Wednesday, October 7, 2009

Update

Time has flown; this month will mark one year in Kansas City and little over a year out of the Military.

In my time here at the International House of Prayer (IHOP) the Lord has done more than I could have anticipated. It has been a blessing to come into a rich and neutering environment after four difficult and trying years in the Military.

I have currently been thinking and praying about what the Lord would have me do in the upcoming years. Originally when I came here I felt the Lord leading me to go into the Forerunner School of Ministry (which is part of IHOP), I assumed that I would be in school for four years. Yet at the start of this school year nothing was falling into place like I expected it to. I felt as if the Lord lifted His grace from Fulltime School and part time work. I felt urgency in my spirit. I wrestled with the Lord, and I heard Him say ‘I do not have time for you to collect certificates.’ It was then that I realized that I was continuing in school for the wrong reason. I realized that the Lord had placed desires in my heart and the time to walk them out was drawing near. At this point I sought wise council from leaders here and decided to stop school. I will be continuing on staff with IHOP as an intercessory missionary.

It was the weekend after I officially disenrolled from Forerunner School of Ministry; on Sunday at church they presented Crises Response International (CRI). CRI is a nonprofit organization that trains volunteers and churches to respond to disasters in the United States and world-wide.

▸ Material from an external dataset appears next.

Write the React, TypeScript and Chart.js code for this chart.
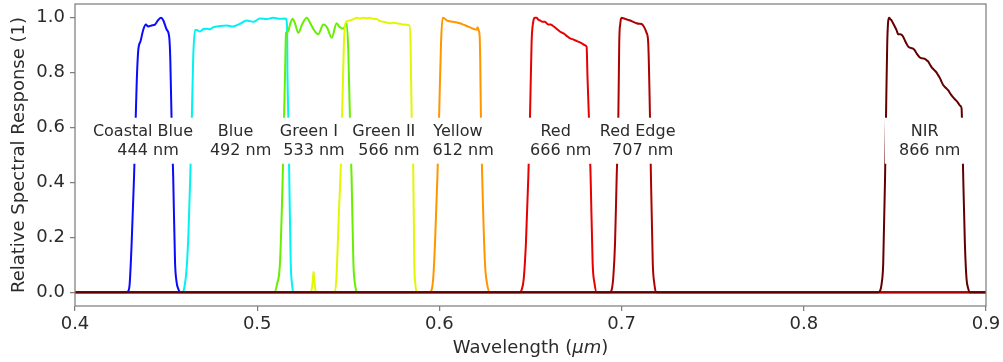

One thing I love about what CRI is doing is they have a vision to raise up crises response volunteers to take the compassion and Salvation of Jesus into disasters. It was then that I realized why the Lord had taken me out of school. I see such a need in our society and in my life to be prepared for crisis. I felt that the Lord was calling me to face my fears and prepare for crisis. I am not sure what the particulars will look like but I am excited to see were the Lord takes me. I will be participating in training with CRI on October 8 thru the 11th.

Shortly after this I was processing thru everything that was going on in my life and I asked the Lord, ‘Lord how do we prepare ourselves for the unexpected or for disasters,’ then I remembered the book of Revelation. This book is all about the church overcoming great trails. I love how Jesus laid this book out, first He stared with the Revelation of who He is. The whole first chapter is jammed packed with attributes and characteristics of who Jesus is. Than in chapters 2 and 3 are letters to the churches with practical steps on how to overcome. Chapters 1 thru 3 prepare the reader for what is to come in Revelation 5-22, when Jesus initiates His battle plan for the end of the age. Personally I have been praying that God would fill me with His Grace and Peace that is rooted in the eternality of Jesus (Rev 1:4).

So in conclusion I find myself on an adventure with Jesus where I do not have all the answers but I hear Him saying ‘Christina trust Me.’